# EXERCISE INSTRUCTIONS:
Print the entries below exactly as they appear, from the first line up to and including the line with "grey = '#595959'". Do not print any pictures.

# SOURCE DATA:
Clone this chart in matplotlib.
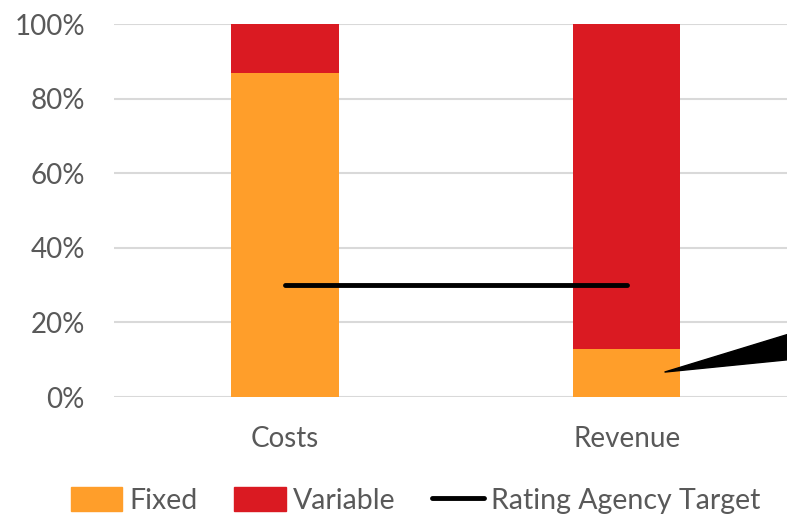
import matplotlib
matplotlib.use('Agg')
import matplotlib.pyplot as plt
from matplotlib.patches import Patch, Polygon
from matplotlib.lines import Line2D

# данные
categories = ['Costs', 'Revenue']
fixed = [0.87, 0.13]
variable = [0.13, 0.87]
target = [0.30, 0.30]
y_ticks = [0, 0.2, 0.4, 0.6, 0.8, 1.0]
y_labels = ['0%', '20%', '40%', '60%', '80%', '100%']

orange = '#FF9E2A'
red = '#DA1A22'
grey = '#595959'

plt.rcParams['font.family'] = ['Lato', 'DejaVu Sans']

fig = plt.figure(figsize=(7.87, 5.15), dpi=100)
ax = fig.add_axes([0.1449, 0.229, 0.869, 0.724])

x = list(range(len(categories)))
ax.bar(x, fixed, width=0.313, color=orange, zorder=2)
ax.bar(x, variable, width=0.313, bottom=fixed, color=red, zorder=2)
ax.plot(x, target, color='black', linewidth=3.5, solid_capstyle='round', zorder=3)

# клин справа внизу (выноска)
wedge = Polygon([(1.11, 0.067), (1.47, 0.168), (1.47, 0.10)], closed=True,
                color='black', clip_on=False, zorder=4)
ax.add_patch(wedge)

ax.set_xlim(-0.5, 1.5)
ax.set_ylim(0, 1.0)
ax.set_yticks(y_ticks)
ax.set_yticklabels(y_labels)
ax.set_xticks(x)
ax.set_xticklabels(categories)
ax.tick_params(axis='both', length=0, labelsize=20, colors=grey)
ax.tick_params(axis='y', pad=21)
ax.tick_params(axis='x', pad=21)

ax.yaxis.grid(True, color='#D9D9D9', linewidth=1.5, zorder=0)
ax.set_axisbelow(True)
for s in ax.spines.values():
    s.set_visible(False)

handles = [Patch(color=orange), Patch(color=red),
           Line2D([0], [0], color='black', linewidth=3.5, solid_capstyle='round')]
fig.legend(handles, ['Fixed', 'Variable', 'Rating Agency Target'],
           loc='center', bbox_to_anchor=(0.528, 0.028), ncol=3, frameon=False,
           fontsize=20.5, labelcolor=grey, handlelength=1.8, handleheight=0.9,
           handletextpad=0.25, columnspacing=1.3)

plt.savefig('out.png', dpi=100)
plt.close()
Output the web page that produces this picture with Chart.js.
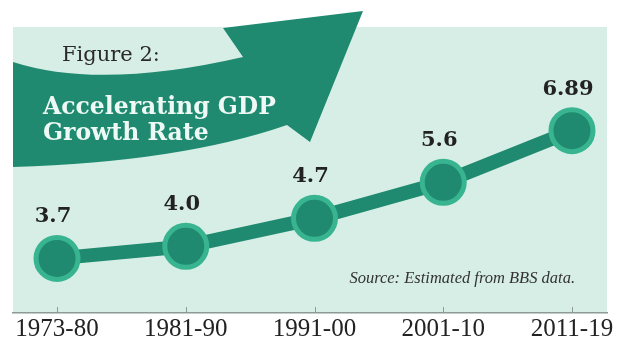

# SOLUTION FOR THIS TASK:
Clone this chart in matplotlib.
import matplotlib
matplotlib.use('Agg')
import matplotlib.pyplot as plt
from matplotlib.patches import Patch, Polygon
from matplotlib.lines import Line2D

# данные
categories = ['Costs', 'Revenue']
fixed = [0.87, 0.13]
variable = [0.13, 0.87]
target = [0.30, 0.30]
y_ticks = [0, 0.2, 0.4, 0.6, 0.8, 1.0]
y_labels = ['0%', '20%', '40%', '60%', '80%', '100%']

orange = '#FF9E2A'
red = '#DA1A22'
grey = '#595959'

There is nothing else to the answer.